EPS merger with NPS would need amendment of law, say unions
Any move to merge the Employees Pension Scheme with the New Pension Scheme would require amendment of the Employees Provident Fund Act, which may not happen at least before the elections, according to trade unions and employers organisation.
Commenting on Finance Minister P Chidambaram’s letter to former Labour Minister Mallikarjun Kharge reported by this paper urging merger of the two schemes, trade unions said any bid to impose NPS on EPS subscribers would first require amendment and that would not be a popular move in an election year.
Both the EPF Act and the EPS make mention of pension scheme and an amendment would have to be made to replace EPS to NPS in the Act, says DL Sachdev All India Trade Union Congress State Secretary and member of the Central Board of Trustees.

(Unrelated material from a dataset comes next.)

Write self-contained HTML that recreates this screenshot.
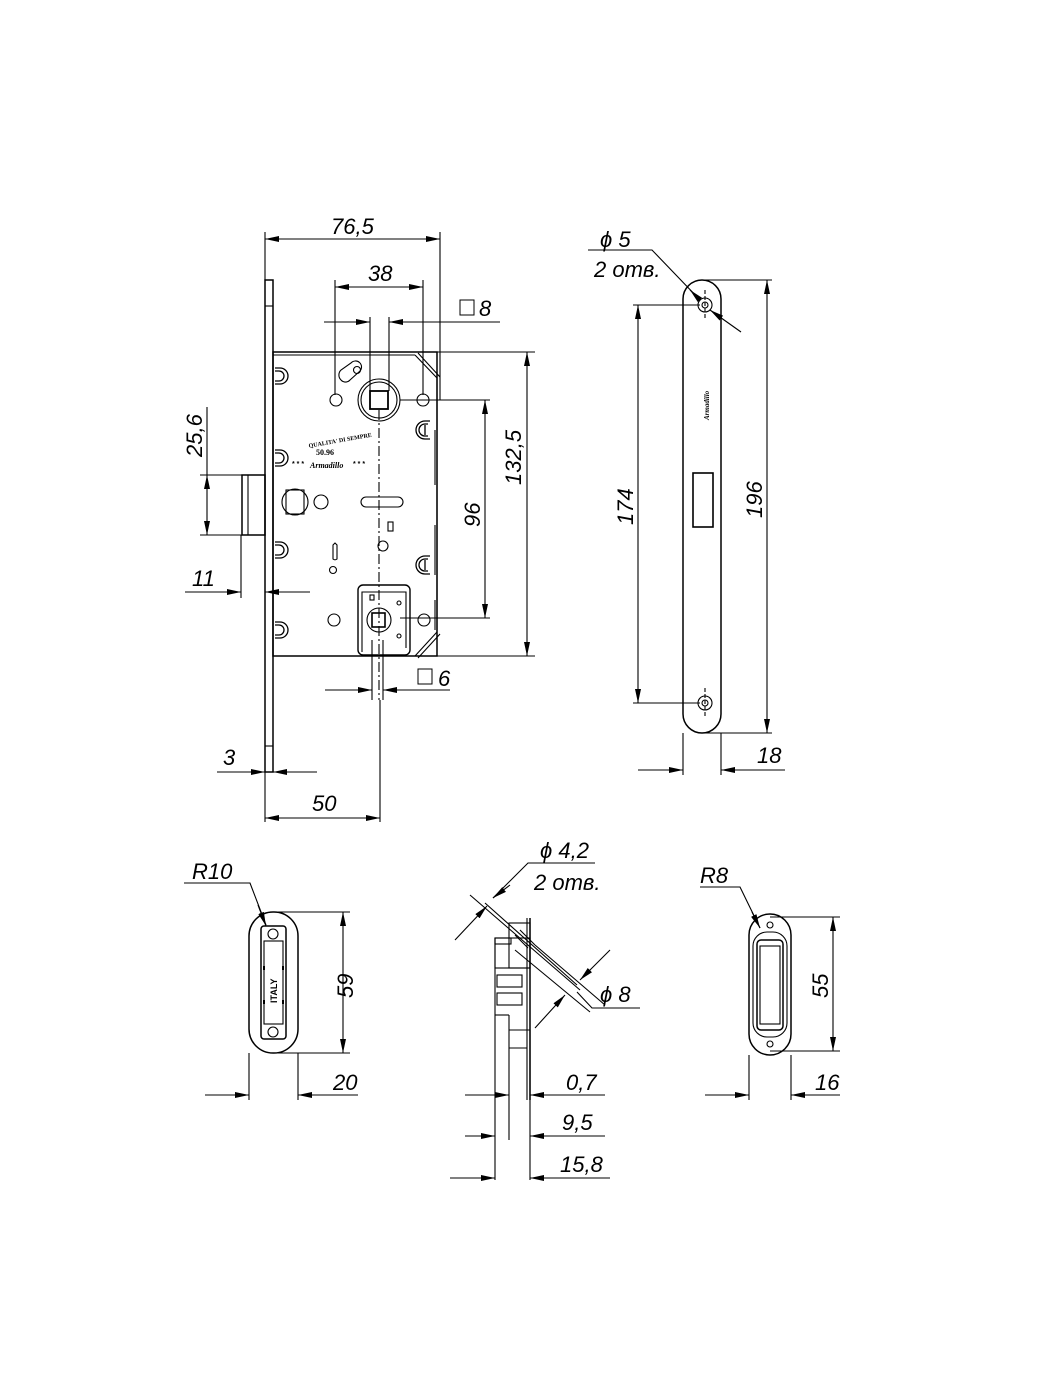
<!DOCTYPE html>
<html><head><meta charset="utf-8"><style>
html,body{margin:0;padding:0;background:#fff}
svg{display:block}
text{font-family:"Liberation Sans",sans-serif;font-style:italic;fill:#000}
</style></head><body>
<svg width="1050" height="1400" viewBox="0 0 1050 1400" xmlns="http://www.w3.org/2000/svg">
<defs>
<marker id="a" viewBox="0 0 14 6" refX="14" refY="3" markerWidth="14" markerHeight="6" orient="auto-start-reverse" markerUnits="userSpaceOnUse"><path d="M0,0 L14,3 L0,6 Z" fill="#000"/></marker>
</defs>
<g stroke="#000" stroke-width="1.1" fill="none">
<!-- MAIN LOCK -->
<g stroke-width="1.5">
<rect x="265" y="280" width="8" height="492"/>
<rect x="273" y="352" width="164" height="304"/>
<rect x="242" y="475" width="23" height="60"/>
<rect x="683" y="280" width="38" height="453" rx="19"/>
<rect x="249" y="912" width="49" height="141" rx="24"/>
<rect x="749" y="914" width="42" height="141" rx="21"/>
</g>
<line x1="265" y1="306" x2="273" y2="306"/>
<line x1="265" y1="746" x2="273" y2="746"/>
<line x1="273" y1="355" x2="415" y2="355"/>
<line x1="248" y1="475" x2="248" y2="535"/>
<path d="M415,355 L437,378 L437,632 L415,656"/>
<path d="M418,353 L440,377 M418,658 L440,634"/>
<line x1="440" y1="377" x2="440" y2="400"/>
<line x1="435" y1="430" x2="435" y2="485"/><line x1="435" y1="525" x2="435" y2="575"/><line x1="435" y1="600" x2="435" y2="630"/>
<g stroke-width="1.3">
<path d="M275,368 h5 a8,8 0 0 1 0,16 h-5 M275,371 h4 a5,5 0 0 1 0,10 h-4"/>
<path d="M275,450 h5 a8,8 0 0 1 0,16 h-5 M275,453 h4 a5,5 0 0 1 0,10 h-4"/>
<path d="M275,542 h5 a8,8 0 0 1 0,16 h-5 M275,545 h4 a5,5 0 0 1 0,10 h-4"/>
<path d="M275,622 h5 a8,8 0 0 1 0,16 h-5 M275,625 h4 a5,5 0 0 1 0,10 h-4"/>
<path d="M430,421 h-5 a9,9 0 0 0 0,18 h5 M428,424 h-3 a6,6 0 0 0 0,12 h3 M425,425 v10"/>
<path d="M430,556 h-5 a9,9 0 0 0 0,18 h5 M428,559 h-3 a6,6 0 0 0 0,12 h3 M425,560 v10"/>
</g>
<circle cx="379" cy="400" r="21"/><circle cx="379" cy="400" r="18"/>
<rect x="370" y="391" width="18" height="18" stroke-width="1.8"/>
<circle cx="336" cy="400" r="6"/><circle cx="423" cy="400" r="6"/>
<path d="M341,380 a7,7 0 0 1 0,-10 l10,-7 a6,6 0 0 1 9,8 l-10,9 a6,6 0 0 1 -9,0 Z"/>
<circle cx="357" cy="370" r="3.5"/>
<circle cx="295" cy="502" r="13"/><rect x="286" y="490" width="18" height="24"/>
<circle cx="321" cy="502" r="7"/>
<rect x="361" y="497" width="42" height="10" rx="5"/>
<rect x="388" y="522" width="5" height="9"/>
<circle cx="383" cy="546" r="5"/>
<path d="M333,545 l2,-2 l2,2 v14 a3,3 0 0 1 -4,0 Z"/>
<circle cx="333" cy="570" r="3.5"/>
<rect x="358" y="585" width="52" height="70" rx="5" stroke-width="1.4"/>
<path d="M362,652 V592 h44 v56"/>
<circle cx="379" cy="620" r="12"/>
<rect x="372" y="613" width="13" height="14" stroke-width="1.6"/>
<circle cx="334" cy="620" r="6"/><circle cx="424" cy="620" r="6"/>
<circle cx="399" cy="603" r="2"/><circle cx="399" cy="636" r="2"/>
<rect x="370" y="595" width="4" height="5"/>
<line x1="379" y1="410" x2="379" y2="700" stroke-dasharray="10,3,2,3"/>
<line x1="380" y1="700" x2="380" y2="822"/>
<!-- DIMENSIONS main -->
<line x1="265" y1="232" x2="265" y2="280"/><line x1="440" y1="232" x2="440" y2="377"/>
<line x1="265" y1="239" x2="440" y2="239" marker-start="url(#a)" marker-end="url(#a)"/>
<line x1="335" y1="280" x2="335" y2="395"/><line x1="423" y1="280" x2="423" y2="395"/>
<line x1="335" y1="287" x2="423" y2="287" marker-start="url(#a)" marker-end="url(#a)"/>
<line x1="370" y1="317" x2="370" y2="391"/><line x1="389" y1="317" x2="389" y2="391"/>
<line x1="324" y1="322" x2="370" y2="322" marker-end="url(#a)"/>
<line x1="500" y1="322" x2="389" y2="322" marker-end="url(#a)"/>
<line x1="400" y1="352" x2="535" y2="352"/><line x1="400" y1="656" x2="535" y2="656"/>
<line x1="527" y1="352" x2="527" y2="656" marker-start="url(#a)" marker-end="url(#a)"/>
<line x1="400" y1="400" x2="490" y2="400"/><line x1="400" y1="618" x2="490" y2="618"/>
<line x1="485" y1="400" x2="485" y2="618" marker-start="url(#a)" marker-end="url(#a)"/>
<line x1="200" y1="475" x2="242" y2="475"/><line x1="200" y1="535" x2="242" y2="535"/>
<line x1="207" y1="407" x2="207" y2="475"/>
<line x1="207" y1="475" x2="207" y2="535" marker-start="url(#a)" marker-end="url(#a)"/>
<line x1="241" y1="535" x2="241" y2="598"/>
<line x1="185" y1="592" x2="241" y2="592" marker-end="url(#a)"/>
<line x1="310" y1="592" x2="265" y2="592" marker-end="url(#a)"/>
<line x1="372" y1="640" x2="372" y2="700"/><line x1="383" y1="640" x2="383" y2="700"/>
<line x1="325" y1="690" x2="372" y2="690" marker-end="url(#a)"/>
<line x1="450" y1="690" x2="383" y2="690" marker-end="url(#a)"/>
<line x1="265" y1="772" x2="265" y2="822"/>
<line x1="217" y1="772" x2="265" y2="772" marker-end="url(#a)"/>
<line x1="317" y1="772" x2="273" y2="772" marker-end="url(#a)"/>
<line x1="265" y1="818" x2="380" y2="818" marker-start="url(#a)" marker-end="url(#a)"/>
<!-- STRIKE PLATE -->
<circle cx="705" cy="305" r="7"/><circle cx="705" cy="305" r="3"/>
<circle cx="705" cy="703" r="7"/><circle cx="705" cy="703" r="3"/>
<line x1="705" y1="290" x2="705" y2="320" stroke-dasharray="4,2"/>
<line x1="705" y1="688" x2="705" y2="718" stroke-dasharray="4,2"/>
<rect x="693" y="473" width="20" height="54" stroke-width="1.6"/>
<line x1="633" y1="305" x2="700" y2="305"/><line x1="633" y1="703" x2="700" y2="703"/>
<line x1="638" y1="305" x2="638" y2="703" marker-start="url(#a)" marker-end="url(#a)"/>
<line x1="705" y1="280" x2="772" y2="280"/><line x1="705" y1="733" x2="772" y2="733"/>
<line x1="767" y1="280" x2="767" y2="733" marker-start="url(#a)" marker-end="url(#a)"/>
<line x1="683" y1="733" x2="683" y2="775"/><line x1="721" y1="733" x2="721" y2="775"/>
<line x1="638" y1="770" x2="683" y2="770" marker-end="url(#a)"/>
<line x1="785" y1="770" x2="721" y2="770" marker-end="url(#a)"/>
<path d="M588,250 H652 L700,300" />
<line x1="700" y1="300" x2="690" y2="290" marker-end="url(#a)"/>
<line x1="741" y1="332" x2="710" y2="310" marker-end="url(#a)"/>
<!-- BOTTOM LEFT -->
<rect x="261" y="926" width="25" height="113" rx="3" stroke-width="1.5"/>
<rect x="264" y="941" width="19" height="83"/>
<circle cx="273" cy="934" r="5"/><circle cx="273" cy="1032" r="5"/>
<line x1="264" y1="966" x2="264" y2="970" stroke-width="2"/><line x1="283" y1="966" x2="283" y2="970" stroke-width="2"/>
<line x1="264" y1="1000" x2="264" y2="1004" stroke-width="2"/><line x1="283" y1="1000" x2="283" y2="1004" stroke-width="2"/>
<line x1="273" y1="912" x2="350" y2="912"/><line x1="273" y1="1053" x2="350" y2="1053"/>
<line x1="343" y1="912" x2="343" y2="1053" marker-start="url(#a)" marker-end="url(#a)"/>
<line x1="249" y1="1053" x2="249" y2="1100"/><line x1="298" y1="1053" x2="298" y2="1100"/>
<line x1="205" y1="1095" x2="249" y2="1095" marker-end="url(#a)"/>
<line x1="358" y1="1095" x2="298" y2="1095" marker-end="url(#a)"/>
<path d="M184,883 H250 L266,925"/>
<line x1="258" y1="905" x2="266" y2="926" marker-end="url(#a)"/>
<!-- BOTTOM RIGHT -->
<rect x="753" y="932" width="34" height="105" rx="14"/>
<rect x="757" y="940" width="26" height="90" rx="4" stroke-width="1.5"/>
<rect x="760" y="946" width="20" height="78"/>
<circle cx="770" cy="925" r="3"/><circle cx="770" cy="1044" r="3"/>
<line x1="770" y1="917" x2="840" y2="917"/><line x1="770" y1="1051" x2="840" y2="1051"/>
<line x1="833" y1="917" x2="833" y2="1051" marker-start="url(#a)" marker-end="url(#a)"/>
<line x1="749" y1="1055" x2="749" y2="1100"/><line x1="791" y1="1055" x2="791" y2="1100"/>
<line x1="705" y1="1095" x2="749" y2="1095" marker-end="url(#a)"/>
<line x1="840" y1="1095" x2="791" y2="1095" marker-end="url(#a)"/>
<path d="M700,887 H740 L760,928"/>
<line x1="752" y1="912" x2="760" y2="928" marker-end="url(#a)"/>
<!-- SECTION VIEW -->
<line x1="530" y1="918" x2="530" y2="1100" stroke-width="1.5"/>
<line x1="527" y1="918" x2="527" y2="1100"/>
<rect x="495" y="938" width="35" height="30"/>
<rect x="509" y="923" width="21" height="45"/>
<rect x="495" y="938" width="16" height="6"/>
<rect x="497" y="975" width="25" height="12"/><rect x="497" y="993" width="25" height="12"/>
<line x1="495" y1="938" x2="495" y2="1180"/>
<line x1="495" y1="1015" x2="509" y2="1015"/>
<line x1="509" y1="1015" x2="509" y2="1140"/>
<line x1="509" y1="1030" x2="530" y2="1030"/><line x1="509" y1="1048" x2="527" y2="1048"/>
<line x1="530" y1="1030" x2="530" y2="1180"/>
<line x1="520" y1="930" x2="535" y2="945"/><line x1="515" y1="935" x2="528" y2="948"/>
<line x1="470" y1="895" x2="580" y2="990"/>
<line x1="485" y1="903" x2="577" y2="985"/>
<line x1="455" y1="940" x2="487" y2="906" marker-end="url(#a)"/>
<path d="M595,863 H528 L493,898"/>
<line x1="510" y1="885" x2="493" y2="898" marker-end="url(#a)"/>
<line x1="535" y1="945" x2="605" y2="1005"/>
<line x1="515" y1="950" x2="590" y2="1012"/>
<line x1="610" y1="950" x2="580" y2="980" marker-end="url(#a)"/>
<line x1="535" y1="1028" x2="565" y2="995" marker-end="url(#a)"/>
<path d="M577,992 L592,1008 H640"/>
<line x1="465" y1="1095" x2="509" y2="1095" marker-end="url(#a)"/>
<line x1="605" y1="1095" x2="530" y2="1095" marker-end="url(#a)"/>
<line x1="465" y1="1136" x2="495" y2="1136" marker-end="url(#a)"/>
<line x1="605" y1="1136" x2="530" y2="1136" marker-end="url(#a)"/>
<line x1="450" y1="1178" x2="495" y2="1178" marker-end="url(#a)"/>
<line x1="610" y1="1178" x2="530" y2="1178" marker-end="url(#a)"/>
</g>
<g font-size="22">
<text x="331" y="234">76,5</text>
<text x="368" y="281">38</text>
<rect x="460" y="300" width="14" height="15" fill="none" stroke="#000"/><text x="479" y="316">8</text>
<text transform="translate(521,485) rotate(-90)">132,5</text>
<text transform="translate(480,527) rotate(-90)">96</text>
<text transform="translate(202,457) rotate(-90)">25,6</text>
<text x="192" y="586">11</text>
<rect x="418" y="669" width="14" height="15" fill="none" stroke="#000"/><text x="438" y="686">6</text>
<text x="223" y="765">3</text>
<text x="312" y="811">50</text>
<text x="600" y="247">ϕ 5</text>
<text x="594" y="277">2 отв.</text>
<text transform="translate(633,525) rotate(-90)">174</text>
<text transform="translate(762,518) rotate(-90)">196</text>
<text x="757" y="763">18</text>
<text x="192" y="879">R10</text>
<text transform="translate(353,998) rotate(-90)">59</text>
<text x="333" y="1090">20</text>
<text x="700" y="883">R8</text>
<text transform="translate(828,998) rotate(-90)">55</text>
<text x="815" y="1090">16</text>
<text x="540" y="858">ϕ 4,2</text>
<text x="534" y="890">2 отв.</text>
<text x="600" y="1002">ϕ 8</text>
<text x="566" y="1090">0,7</text>
<text x="562" y="1130">9,5</text>
<text x="560" y="1172">15,8</text>
</g>
<g font-weight="bold">
<text x="316" y="455" font-size="8" style="font-style:normal;font-family:'Liberation Serif'">50.96</text>
<text x="310" y="468" font-size="8" style="font-family:'Liberation Serif'">Armadillo</text>
<text x="308" y="444" font-size="6" transform="rotate(-10 330 440)" style="font-style:normal;font-family:'Liberation Serif'">QUALITA' DI SEMPRE</text>
<text x="292" y="466" font-size="7" style="font-style:normal">* * *</text>
<text x="353" y="466" font-size="7" style="font-style:normal">* * *</text>
<text transform="translate(709,420) rotate(-90)" font-size="7" style="font-family:'Liberation Serif'">Armadillo</text>
<text transform="translate(277,1003) rotate(-90)" font-size="9" style="font-style:normal">ITALY</text>
</g>
</svg>
</body></html>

He does not see any reason why employers organisations would support the New Pension Scheme as their contribution to EPFO would continue as before.
The employee and employer make 12% contribution each and 8.33% of this goes into pension along with a 1.66% contribution from the Government. So in either case, the employer has to contribute, says Sachdev.
It is an election year, and the Government is unlikely to take such an unpopular step now, he said.
We will oppose any merger. They cant shut down EPS without taking all of us into confidence. said AD Nagpal state secretary of the Hind Mazdoor Sabha and member of the Central Board of Trustees of the EPFO:
Bhartiya Mazdoor Sangh general secretary Baij Nath Rai said that the Central Board of Trustees has not been called for nearly six months and this could be an indication of the Government’s intentions regarding EPS. ‘But we wont accept merger with NPS. Pension funds are not meant for gambling. These are hard earned savings of workers and cant be gambled away in shares,’ he said, referring to the equity investments that NPS does.
S Sen member of CBT from the Confederation of Indian Industries said that EPFO has been cautious on equity as it is people’s money. I feel you need to take a balanced view, he said adding that he needed time to consider whether a merger could be a way out.
Ravi Wig, former president of PhD CHamber of Commerce and Industry and representing the National Employers Federation in CBT said that the NEF was opposed to the merger as NPS does not offer social security to the worker the way EPS does.
If a worker puts in even a day of service and dies, he gets full insurance without paying a penny under EPS. Again the returns are guaranteed and that is what ensures protection in old age, Wig said.
EPFO has already presented its case before the Finance Ministry for keeping EPS alive. In a meeting called by the ministry, last month, EPFO which comes under the Labour Ministry sent its officials to give reasons why EPS had a right to continue, and why it was much better than NPS.
One of the reasons the EPFO gave was the feature of guaranteed benefits that EPS had. It also questoined the claims of NPS that the latter earned higher returns from its investments in comparison to EPS.
EPFO pointed out that only one of the fund managers of NPS was able to get a higher return while the other fund managers earned on par with EPS.
EPFO also maintained that EPS was a cheaper pension scheme as it cost almost nothing to the investors unlike NPS where it said that processing charges ate into almost four% of the total maturity value of the fund as the charges were made on the cumulative funds each year, rather than on just the fresh savings made each year. EPS it pointed out charged only on the latter and not on cumulative savings of the investor.